- [WHAT IS NEEDED]
Give back exactly the lines from the one with "Convert this chart" through the one with "import seaborn as sns", inclusive, without the images.

- [LISTING]
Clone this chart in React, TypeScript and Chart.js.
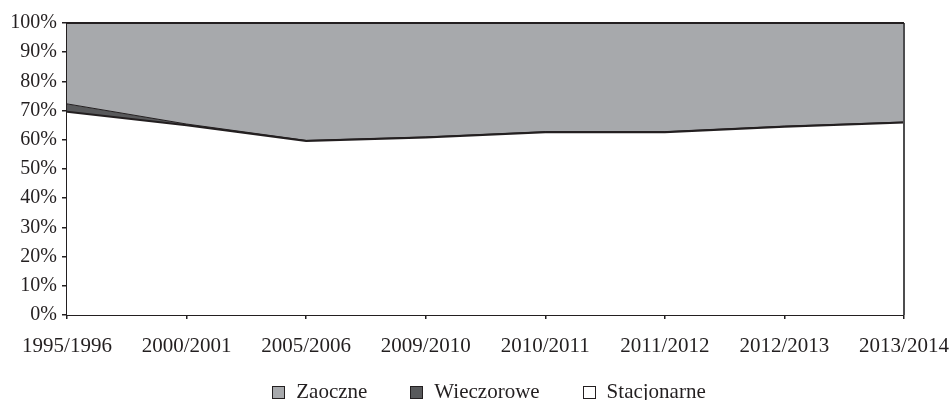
import { useEffect, useRef } from "react";
import { Chart, registerables } from "chart.js";

Chart.register(...registerables);

const categories = [
  "1995/1996",
  "2000/2001",
  "2005/2006",
  "2009/2010",
  "2010/2011",
  "2011/2012",
  "2012/2013",
  "2013/2014",
];
const stacjonarne = [69.6, 65.0, 59.6, 60.8, 62.6, 62.6, 64.5, 65.9];
const wieczorowe = [2.7, 0.4, 0.2, 0.2, 0.2, 0.2, 0.2, 0.2];
const zaoczne = [27.7, 34.6, 40.2, 39.0, 37.2, 37.2, 35.3, 33.9];

const TEXT = "#231f20";
const FONT_FAMILY = '"Liberation Serif", "DejaVu Serif", serif';

const legendPlugin = {
  id: "customLegend",
  afterDraw(chart: any) {
    const ctx = chart.ctx as CanvasRenderingContext2D;
    const items = chart.data.datasets
      .map((d: any) => ({ label: d.label, fill: d.backgroundColor }))
      .reverse();
    ctx.save();
    ctx.font = `21px ${FONT_FAMILY}`;
    const box = 12;
    const gapText = 12;
    const gapItem = 43;
    const widths = items.map(
      (it: any) => box + gapText + ctx.measureText(it.label).width
    );
    const total =
      widths.reduce((a: number, b: number) => a + b, 0) +
      gapItem * (items.length - 1);
    let x = chart.width / 2 + 13 - total / 2;
    const y = 392;
    items.forEach((it: any, i: number) => {
      const bx = Math.round(x) + 0.5;
      const by = Math.round(y - box / 2) + 0.5;
      ctx.fillStyle = it.fill;
      ctx.fillRect(bx, by, box, box);
      ctx.strokeStyle = TEXT;
      ctx.lineWidth = 1;
      ctx.strokeRect(bx, by, box, box);
      ctx.fillStyle = TEXT;
      ctx.textBaseline = "middle";
      ctx.textAlign = "left";
      ctx.fillText(it.label, x + box + gapText, y);
      x += widths[i] + gapItem;
    });
    ctx.restore();
  },
};

const framePlugin = {
  id: "rightFrame",
  afterDatasetsDraw(chart: any) {
    const { ctx, chartArea } = chart;
    ctx.save();
    ctx.strokeStyle = "#4d4d4f";
    ctx.lineWidth = 2;
    ctx.beginPath();
    ctx.moveTo(chartArea.right, chartArea.top);
    ctx.lineTo(chartArea.right, chartArea.bottom);
    ctx.stroke();
    ctx.strokeStyle = TEXT;
    ctx.beginPath();
    ctx.moveTo(chartArea.left, chartArea.top);
    ctx.lineTo(chartArea.right, chartArea.top);
    ctx.stroke();
    ctx.restore();
  },
};

export default function App() {
  const ref = useRef<HTMLCanvasElement | null>(null);

  useEffect(() => {
    if (!ref.current) return;
    const yFont = { family: FONT_FAMILY, size: 20 };
    const xFont = { family: FONT_FAMILY, size: 21 };
    const chart = new Chart(ref.current, {
      type: "line",
      data: {
        labels: categories,
        datasets: [
          {
            label: "Stacjonarne",
            data: stacjonarne,
            backgroundColor: "#ffffff",
            borderColor: TEXT,
            borderWidth: 2,
            fill: "origin",
            pointRadius: 0,
            tension: 0,
          },
          {
            label: "Wieczorowe",
            data: wieczorowe,
            backgroundColor: "#58595b",
            borderColor: TEXT,
            borderWidth: 1,
            fill: "-1",
            pointRadius: 0,
            tension: 0,
          },
          {
            label: "Zaoczne",
            data: zaoczne,
            backgroundColor: "#a7a9ac",
            borderColor: TEXT,
            borderWidth: 2,
            fill: "-1",
            pointRadius: 0,
            tension: 0,
          },
        ],
      },
      options: {
        responsive: false,
        animation: false,
        layout: { padding: { top: 23, right: 48, left: 0, bottom: 0 } },
        plugins: {
          legend: { display: false },
          tooltip: { enabled: false },
        },
        scales: {
          x: {
            offset: false,
            grid: {
              drawOnChartArea: false,
              drawTicks: true,
              tickLength: 4,
              color: TEXT,
              lineWidth: 1.5,
            },
            border: { color: TEXT, width: 2 },
            ticks: {
              font: xFont,
              color: TEXT,
              padding: 15,
              maxRotation: 0,
              autoSkip: false,
            },
            afterFit: (s: any) => {
              s.height = 85;
              s.paddingLeft = 0;
              s.paddingRight = 0;
            },
          },
          y: {
            stacked: true,
            min: 0,
            max: 100,
            grid: {
              drawOnChartArea: false,
              drawTicks: true,
              tickLength: 5,
              color: TEXT,
              lineWidth: 1.5,
            },
            border: { color: TEXT, width: 2 },
            ticks: {
              stepSize: 10,
              font: yFont,
              color: TEXT,
              padding: 5,
              callback: (v: any) => `${v}%`,
            },
            afterFit: (s: any) => {
              s.width = 67;
            },
          },
        },
      },
      plugins: [framePlugin, legendPlugin],
    });
    return () => chart.destroy();
  }, []);

  return (
    <div
      style={{
        position: "fixed",
        left: 0,
        top: 0,
        width: 952,
        height: 400,
        background: "#ffffff",
      }}
    >
      <canvas ref={ref} width={952} height={400} />
    </div>
  );
}
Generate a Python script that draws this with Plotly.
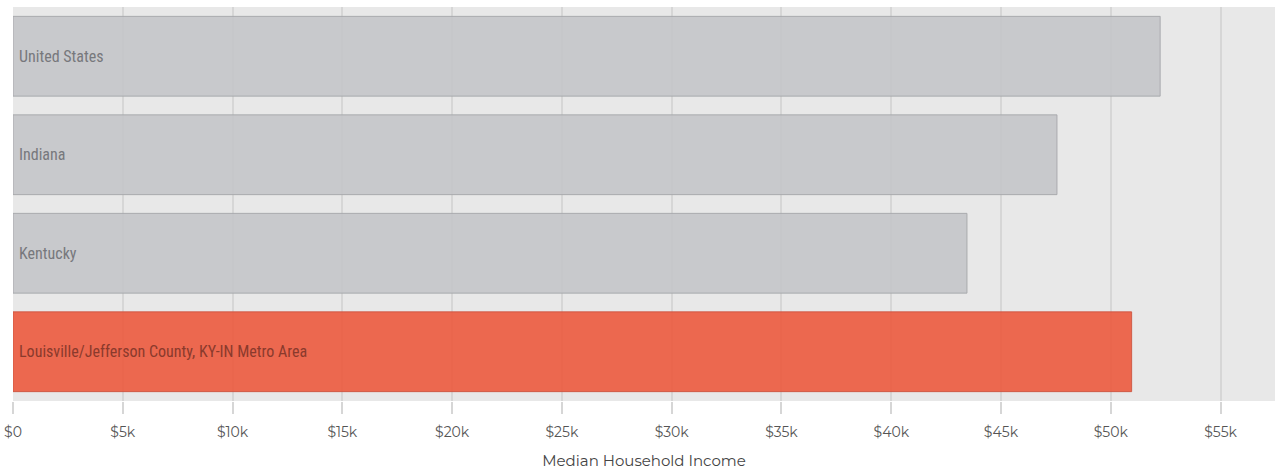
import plotly.graph_objects as go

categories = ["United States", "Indiana", "Kentucky", "Louisville/Jefferson County, KY-IN Metro Area"]
income = [52250, 47550, 43450, 50950]
highlight = [False, False, False, True]
tick_vals = [0, 5000, 10000, 15000, 20000, 25000, 30000, 35000, 40000, 45000, 50000, 55000]
tick_text = ["$0", "$5k", "$10k", "$15k", "$20k", "$25k", "$30k", "$35k", "$40k", "$45k", "$50k", "$55k"]

fill = ["rgba(236,90,62,0.9)" if h else "rgba(196,197,201,0.9)" for h in highlight]
border = ["rgba(205,85,65,0.9)" if h else "rgba(165,166,170,0.9)" for h in highlight]
label_col = ["#8a3a2c" if h else "#77787c" for h in highlight]

fig = go.Figure(go.Bar(
    x=income, y=categories, orientation="h",
    marker=dict(color=fill, line=dict(color=border, width=1)),
    width=0.81, hoverinfo="skip",
))

for c, col in zip(categories, label_col):
    fig.add_annotation(x=0, y=c, text=c, showarrow=False, xanchor="left", xshift=4,
                       font=dict(family="Liberation Sans Narrow, Roboto Condensed, DejaVu Sans Condensed", size=16, color=col))

fig.update_layout(
    width=1275, height=470,
    margin=dict(l=13, r=0, t=7, b=69),
    paper_bgcolor="white", plot_bgcolor="#e8e8e8",
    showlegend=False,
    bargap=0.19,
    xaxis=dict(range=[0, 57480], tickvals=tick_vals, ticktext=tick_text,
               showgrid=True, gridcolor="#d6d6d6", gridwidth=1.5,
               ticks="outside", ticklen=12, tickcolor="#d6d6d6", tickwidth=1.5,
               ticklabelstandoff=6,
               zeroline=False, showline=False,
               tickfont=dict(family="Montserrat, Lato, DejaVu Sans", size=14, color="#555"),
               title=dict(text="Median Household Income", standoff=16,
                          font=dict(family="Montserrat, Lato, DejaVu Sans", size=15, color="#444"))),
    yaxis=dict(categoryorder="array", categoryarray=categories, autorange="reversed",
               showticklabels=False, showgrid=False, zeroline=False),
)

fig.write_html("out.html")
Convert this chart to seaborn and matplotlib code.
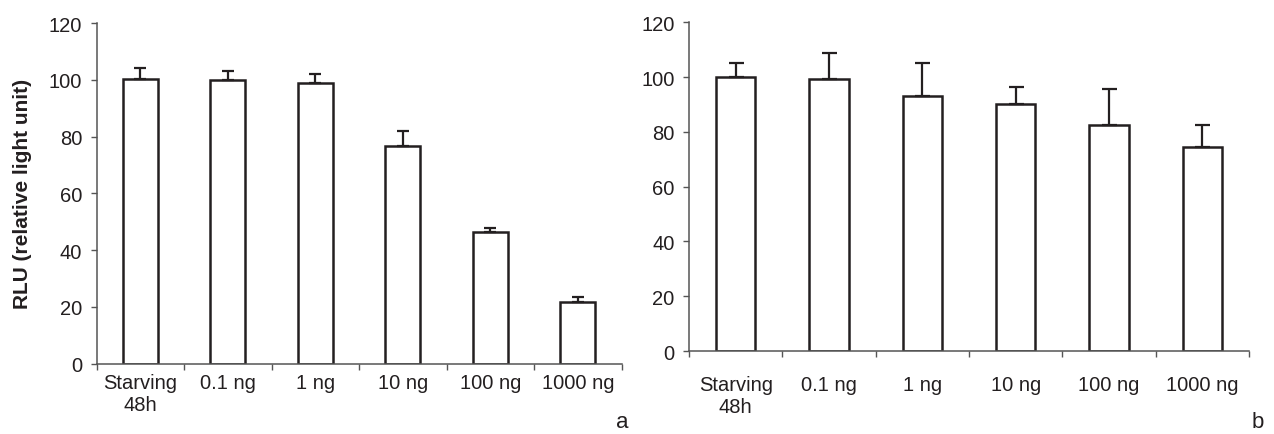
import matplotlib
matplotlib.use("Agg")
import matplotlib.pyplot as plt
import numpy as np
import pandas as pd
import seaborn as sns

categories = ["Starving\n48h", "0.1 ng", "1 ng", "10 ng", "100 ng", "1000 ng"]
rlu_a = [100.2, 100.0, 98.9, 76.7, 46.4, 21.7]
err_a = [4.1, 3.2, 3.0, 5.3, 1.3, 1.9]
rlu_b = [100.0, 99.4, 93.2, 90.0, 82.5, 74.4]
err_b = [5.1, 9.5, 11.9, 6.4, 13.1, 8.1]
yticks = [0, 20, 40, 60, 80, 100, 120]

sns.set_style("white")
plt.rcParams["font.family"] = ["Liberation Sans", "DejaVu Sans"]
text_col = "#231f20"
axis_col = "#555555"

fig = plt.figure(figsize=(12.74, 4.35), dpi=100)
ax_a = fig.add_axes([0.0759, 0.1616, 0.4121, 0.7832])
ax_b = fig.add_axes([0.5408, 0.1908, 0.4396, 0.7556])


def draw_panel(ax, vals, errs, width, cap, xpad):
    df = pd.DataFrame({"cat": categories, "rlu": vals})
    sns.barplot(data=df, x="cat", y="rlu", ax=ax, color="white", edgecolor=text_col,
                linewidth=1.8, width=width, errorbar=None)
    pos = np.arange(len(categories))
    ax.errorbar(pos, vals, yerr=[np.zeros(len(vals)), errs], fmt="none",
                ecolor=text_col, elinewidth=1.6, capsize=cap, capthick=1.6)
    ax.set_xlim(-0.5, len(categories) - 0.5)
    ax.set_ylim(0, 120)
    ax.set_yticks(yticks)
    ax.set_yticklabels([str(t) for t in yticks])
    ax.set_xticks(np.arange(len(categories) + 1) - 0.5)
    ax.set_xticklabels([])
    ax.set_xticks(pos, minor=True)
    ax.set_xticklabels(categories, minor=True, fontsize=14.5, color=text_col)
    ax.tick_params(axis="x", which="major", direction="out", length=4.5, width=1,
                   color=axis_col, bottom=True)
    ax.tick_params(axis="x", which="minor", length=0, pad=xpad, bottom=True)
    ax.tick_params(axis="y", direction="out", length=4.5, width=1, color=axis_col,
                   labelsize=14.5, labelcolor=text_col, pad=6, left=True)
    for s in ["top", "right"]:
        ax.spines[s].set_visible(False)
    for s in ["left", "bottom"]:
        ax.spines[s].set_color(axis_col)
        ax.spines[s].set_linewidth(1.1)
    ax.set_xlabel("")
    ax.set_ylabel("")


draw_panel(ax_a, rlu_a, err_a, 0.40, 4.1, 7)
draw_panel(ax_b, rlu_b, err_b, 0.424, 5.4, 17)

ax_a.set_ylabel("RLU (relative light unit)", fontsize=15, fontweight="bold",
                color=text_col, labelpad=12)

# panel letters sit right on the bottom edge
fig.text(622 / 1274, 0.004, "a", fontsize=16, color=text_col, ha="center", va="bottom")
fig.text(1258 / 1274, 0.004, "b", fontsize=16, color=text_col, ha="center", va="bottom")

fig.savefig("out.png", dpi=100)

- [RESULT OF THE TASK]
Convert this chart to seaborn and matplotlib code.
import matplotlib
matplotlib.use("Agg")
import matplotlib.pyplot as plt
import numpy as np
import pandas as pd
import seaborn as sns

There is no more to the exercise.